In this passage (which it is interesting to compare with Freud’s Group Psychology and the Analysis of the Ego ) Jung touches on the important question of the interdependence of the individual with society. Identification with the persona is not merely a question of the individual’s power drive. It is thrust upon the individual by the collective, in the interests of the collective, and the result is one stage in the differentiation of the personality. It is this mutual dependence of individual and society which makes it impossible to grasp the nature of the persona if we start from the assumption of an a prior opposition between the two; because the persona is not only something with which the individual identifies himself, but also ‘a more or less accidental or arbitrary segment of collective psyche’.[103]

The paradoxical characteristics of the persona can perhaps be pointed by reference to the first and second parts of life, or to the distinction between education and individuation. The kind of process which Jung describes above as the primitive level, a process of personality emerging from a state of relatively total participation, is analogous to a child’s development. In discussing the relation between the adult individual and society, Jung says: ‘The element of differentiation is the individual.’[104] But for the child this is not true. In the process of educating a child ‘differentiation’ flows from society into the child, rather than vice versa. The whole Greek ideal of education, for instance, was rooted in the idea of society, of social life, as the active differentiating agent.

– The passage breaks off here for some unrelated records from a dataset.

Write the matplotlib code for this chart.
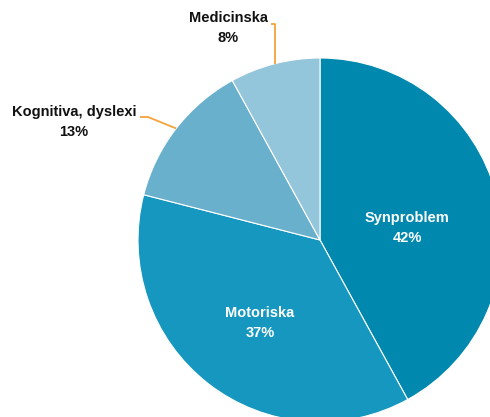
import numpy as np
import matplotlib.pyplot as plt

plt.rcParams['font.family'] = ['Liberation Sans', 'DejaVu Sans']

labels = ['Synproblem', 'Motoriska', 'Kognitiva, dyslexi', 'Medicinska']
values = [42, 37, 13, 8]
colors = ['#0088ae', '#1597bf', '#69b0cd', '#94c6db']

W, H = 490, 417
cx, cy, r = 320, H - 240, 182   # pie centre and radius in pixels

fig = plt.figure(figsize=(W / 100, H / 100), dpi=100)
ax = fig.add_axes([0, 0, 1, 1])

wedges, _ = ax.pie(values, colors=colors, startangle=90, counterclock=False,
                   center=(cx, cy), radius=r,
                   wedgeprops=dict(edgecolor='white', linewidth=0.8))
ax.set_xlim(0, W)
ax.set_ylim(0, H)
ax.set_aspect('equal')
ax.set_axis_off()

fs = 10.5

# labels inside the two big slices
inside = {'Synproblem': (407, 228), 'Motoriska': (260, 323)}
for lab, v in zip(labels, values):
    if lab in inside:
        x, y = inside[lab]
        ax.text(x, H - y, f'{lab}\n{v}%', color='white', fontsize=fs,
                fontweight='bold', ha='center', va='center', linespacing=1.5)

# outside labels with orange leader lines
orange = '#f5a33a'
for w, lab, v in zip(wedges, labels, values):
    if lab in inside:
        continue
    mid = np.deg2rad((w.theta1 + w.theta2) / 2)
    x0, y0 = cx + r * np.cos(mid), cy + r * np.sin(mid)
    if lab == 'Medicinska':
        pts = [(x0, y0), (x0, H - 24), (x0 - 4, H - 24)]
        tx, ty = 228, 28
    else:
        pts = [(x0, y0), (148, H - 117), (140, H - 117)]
        tx, ty = 74, 122
    xs, ys = zip(*pts)
    ax.plot(xs, ys, color=orange, lw=1.3, solid_capstyle='butt')
    ax.text(tx, H - ty, f'{lab}\n{v}%', color='#111111', fontsize=fs,
            fontweight='bold', ha='center', va='center', linespacing=1.5)

fig.savefig('out.png', dpi=100)
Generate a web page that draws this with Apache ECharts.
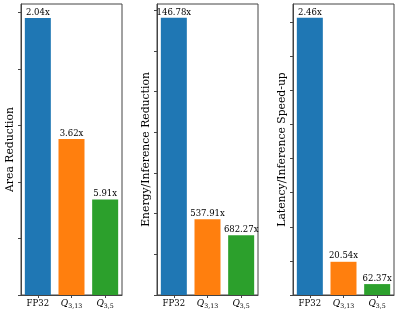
<!DOCTYPE html>
<html>
<head>
<meta charset="utf-8">
<script src="https://cdn.jsdelivr.net/npm/echarts@6/dist/echarts.min.js"></script>
<style>html,body{margin:0;padding:0;background:#fff}#c{width:399px;height:313px}</style>
</head>
<body>
<div id="c"></div>
<script>
var categories = ['FP32', 'Q3,13', 'Q3,5'];
var colors = ['#1f77b4', '#ff7f0e', '#2ca02c'];

var areaValues = [0.490, 0.276, 0.169];
var areaLabels = ['2.04x', '3.62x', '5.91x'];
var areaTicks = [0, 0.1, 0.2, 0.3, 0.4, 0.5];

var energyValues = [0.00681, 0.00186, 0.00147];
var energyLabels = ['146.78x', '537.91x', '682.27x'];
var energyTicks = [0, 0.001, 0.002, 0.003, 0.004, 0.005, 0.006, 0.007];

var latencyValues = [0.4065, 0.0487, 0.0160];
var latencyLabels = ['2.46x', '20.54x', '62.37x'];
var latencyTicks = [0, 0.05, 0.1, 0.15, 0.2, 0.25, 0.3, 0.35, 0.4];

var panels = [
  {name: 'Area Reduction', values: areaValues, labels: areaLabels, ticks: areaTicks, max: 0.5146, left: 21},
  {name: 'Energy/Inference Reduction', values: energyValues, labels: energyLabels, ticks: energyTicks, max: 0.00715, left: 157},
  {name: 'Latency/Inference Speed-up', values: latencyValues, labels: latencyLabels, ticks: latencyTicks, max: 0.4268, left: 293}
];

var serif = 'DejaVu Serif';
var lineColor = '#444';

var option = {grid: [], xAxis: [], yAxis: [], series: [], animation: false};
panels.forEach(function (p, i) {
  option.grid.push({left: p.left, top: 4, width: 101, height: 291, show: true, borderColor: lineColor, borderWidth: 1});
  option.xAxis.push({
    type: 'category', gridIndex: i, data: categories,
    axisLine: {show: true, lineStyle: {color: lineColor}},
    axisTick: {show: true, alignWithLabel: true, interval: 0, length: 3, lineStyle: {color: lineColor}},
    axisLabel: {
      interval: 0, margin: 4, color: '#000', fontFamily: serif, fontSize: 8.5,
      formatter: function (v) {
        if (v === 'FP32') return '{n|FP32}';
        var parts = v.substring(1);
        return '{i|Q}{s|' + parts + '}';
      },
      rich: {
        n: {fontFamily: serif, fontSize: 8.5, color: '#000'},
        i: {fontFamily: serif, fontStyle: 'italic', fontSize: 9, color: '#000'},
        s: {fontFamily: serif, fontSize: 6.3, color: '#000', padding: [4, 0, 0, 0]}
      }
    }
  });
  option.yAxis.push({
    type: 'value', gridIndex: i, min: 0, max: p.max,
    name: p.name, nameLocation: 'middle', nameGap: 5,
    nameTextStyle: {fontFamily: serif, fontSize: 10.8, color: '#000'},
    splitLine: {show: false},
    axisLine: {show: true, lineStyle: {color: lineColor}},
    axisTick: {show: true, length: 3, customValues: p.ticks, lineStyle: {color: lineColor}},
    axisLabel: {show: false}
  });
  option.series.push({
    type: 'bar', xAxisIndex: i, yAxisIndex: i, barWidth: 26,
    data: p.values.map(function (v, j) {
      return {value: v, itemStyle: {color: colors[j]}, label: {formatter: p.labels[j]}};
    }),
    label: {show: true, position: 'top', distance: 1, fontFamily: serif, fontSize: 8.5, color: '#000'}
  });
});

var chart = echarts.init(document.getElementById('c'), null, {renderer: 'canvas'});
chart.setOption(option);
</script>
</body>
</html>
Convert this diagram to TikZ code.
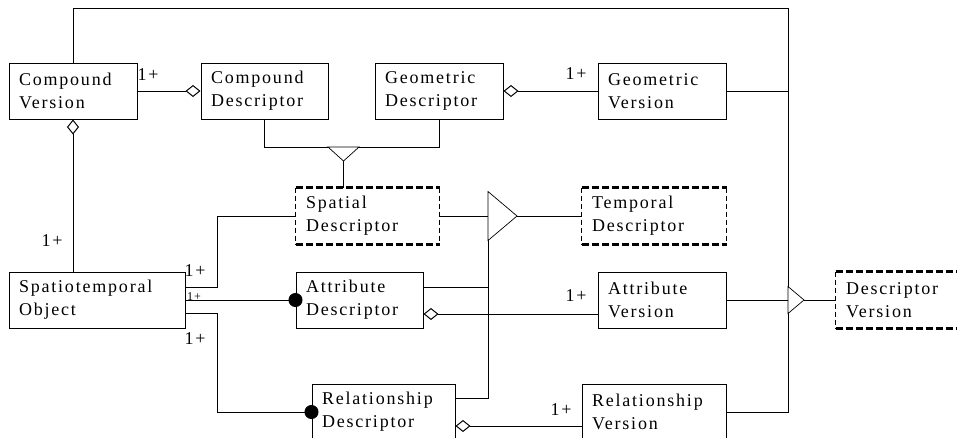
\documentclass[tikz,border=0pt]{standalone}
\usepackage{fontspec}
\setmainfont{Liberation Serif}[LetterSpace=10]
\usepackage{tikz}
\usetikzlibrary{arrows.meta}

\begin{document}
\begin{tikzpicture}[line width=1pt, font=\fontsize{18pt}{23pt}\selectfont,
  box/.style={draw, text width=#1, inner xsep=10pt, inner ysep=0pt, minimum height=56pt, align=left},
  dashbox/.style={box=#1, draw=none, append after command={
    (\tikzlastnode.north west) edge[line width=2.6pt, dash pattern=on 7pt off 3pt] (\tikzlastnode.north east)
    (\tikzlastnode.south west) edge[line width=2.6pt, dash pattern=on 7pt off 3pt] (\tikzlastnode.south east)
    (\tikzlastnode.north west) edge[line width=0.7pt, dash pattern=on 5pt off 3pt] (\tikzlastnode.south west)
    (\tikzlastnode.north east) edge[line width=0.7pt, dash pattern=on 5pt off 3pt] (\tikzlastnode.south east)}},
  agg/.style={-{Diamond[open, length=15pt, width=12pt]}},
  aggstart/.style={{Diamond[open, length=15pt, width=12pt]}-},
  dot/.style={-{Circle[length=14pt]}, shorten >=-7pt},
  gen/.style={draw, fill=white, line width=0.7pt}]
\useasboundingbox (0pt, 0pt) rectangle (957pt, -437pt);
\clip (0pt, 0pt) rectangle (957pt, -437pt);
% classes
\draw (73.0pt, -91.0pt)node[box=108pt](cver){Compound\\Version};
\draw (264.5pt, -91.0pt)node[box=107pt](cdesc){Compound\\Descriptor};
\draw (439.0pt, -91.0pt)node[box=108pt](gdesc){Geometric\\Descriptor};
\draw (662.0pt, -91.0pt)node[box=108pt](gver){Geometric\\Version};
\draw (367.5pt, -216.0pt)node[dashbox=123pt](spatial){Spatial\\Descriptor};
\draw (654.0pt, -216.0pt)node[dashbox=124pt](temporal){Temporal\\Descriptor};
\draw (97.0pt, -300.0pt)node[box=156pt](sto){Spatiotemporal\\Object};
\draw (359.5pt, -300.0pt)node[box=107pt](adesc){Attribute\\Descriptor};
\draw (662.0pt, -300.0pt)node[box=108pt](aver){Attribute\\Version};
\draw (908.0pt, -300.0pt)node[dashbox=124pt](dver){Descriptor\\Version};
\draw (383.5pt, -412.0pt)node[box=123pt](rdesc){Relationship\\Descriptor};
\draw (654.0pt, -412.0pt)node[box=124pt](rver){Relationship\\Version};
% junction points
\coordinate (trunk) at (788.0pt, -8.0pt);
\coordinate (gtip) at (343.5pt, -161.0pt);
\coordinate (tbase) at (488.0pt, -216.0pt);
\coordinate (ttip) at (517.0pt, -216.0pt);
\coordinate (dtip) at (804.0pt, -300.0pt);
% connectors
\draw (cver.north) |- (trunk) |- (rver.east);
\draw (gver) -- (gver -| trunk);
\draw (aver) -- (aver -| trunk);
\draw[agg] (cver) -- (cdesc);
\draw[aggstart] (gdesc) -- (gver);
\draw[aggstart] (cver.south) -- (cver.south |- sto.north);
\draw (cdesc.south) -- ++(0pt, -28pt) -| (gdesc.south);
\draw (gtip) -- (gtip |- spatial.north);
\draw (sto.east |- 0pt, -287pt) -- (217pt, -287pt) |- (spatial.west);
\draw[dot] (sto) -- (adesc);
\draw[dot] (sto.east |- 0pt, -313pt) -- (217pt, -313pt) |- (rdesc.west);
\draw (spatial.east) -- (tbase);
\draw (tbase) |- (rdesc.east |- 0pt, -398pt);
\draw (adesc.east |- 0pt, -287pt) -- (tbase |- 0pt, -287pt);
\draw[aggstart] (adesc.east |- 0pt, -314pt) -- (aver.west |- 0pt, -314pt);
\draw[aggstart] (rdesc.east |- 0pt, -426pt) -- (rver.west |- 0pt, -426pt);
\draw (ttip) -- (temporal);
\draw (dtip) -- (dver);
% generalisation triangles
\draw[gen] (328.0pt, -147.0pt) -- (359.0pt, -147.0pt) -- (gtip) -- cycle;
\draw[gen] (488.0pt, -191.5pt) -- (ttip) -- (488.0pt, -240.5pt) -- cycle;
\draw[gen] (788.0pt, -286.5pt) -- (dtip) -- (788.0pt, -313.5pt) -- cycle;
% multiplicities
\draw (148.0pt, -75.0pt)node(m1){1+};
\draw (576.0pt, -74.0pt)node(m2){1+};
\draw (52.0pt, -241.0pt)node(m3){1+};
\draw (195.0pt, -271.0pt)node(m4){1+};
\draw (194.0pt, -300.0pt)node[anchor=base, font=\fontsize{12pt}{14pt}\selectfont](m5){1+};
\draw (195.0pt, -339.0pt)node(m6){1+};
\draw (576.0pt, -296.0pt)node(m7){1+};
\draw (561.0pt, -410.0pt)node(m8){1+};
\end{tikzpicture}
\end{document}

In the light of this acknowledged interdependence of individual and society we can now turn to the central question behind the various paradoxical values attributed to the persona: Is our ‘being’ to be thought of as essentially ‘inner’ or outer’?[105] There are plenty of passages in ‘The Relations between the Ego and the Unconscious’ in which Jung speaks as if the further ‘inside’ we go, the nearer we come to the centre of the personality. Phrases like ‘strip off the mask’, ‘to divest oneself of the false wrappings of the persona’, ‘hiding behind a mask’, all suggest that the true, the real self is ‘inner’. Individuation is defined as ‘becoming a single, homogeneous being, and in so far as individuality embraces our innermost, last and incomparable uniqueness, it also implies becoming one’s own self.’[106] But on the other hand, as in Psychological Types, the persona is also defined as complementary to the anima, and the ego is seen as existing in a field of tension between the demands of the outer world, as mediated by the persona, and of the inner world, as mediated by the anima. It would therefore be incorrect to say that for Jung individuality is only ‘inner’; yet most readers would probably agree that for him the essence of individuality is inner rather than outer. Certainly his sense of the human personality is heavily conditioned by what we have seen described as the modern ‘habit in which we see action issuing from a solitary focus of consciousness – secret, inward, interesting’, and shows little awareness of the ‘expressive vitality of the discrete and centrifugal self’. In Jung’s own terms, the bias is probably to be explained in terms of the contrast between introversion and extraversion. But the bias remains. More stress is placed on the persona as a rigid and deceitful mask, identification with which inhibits the process of individuation, than as a function of relationship through which the individual can experience the differentiating processes of education and of social life.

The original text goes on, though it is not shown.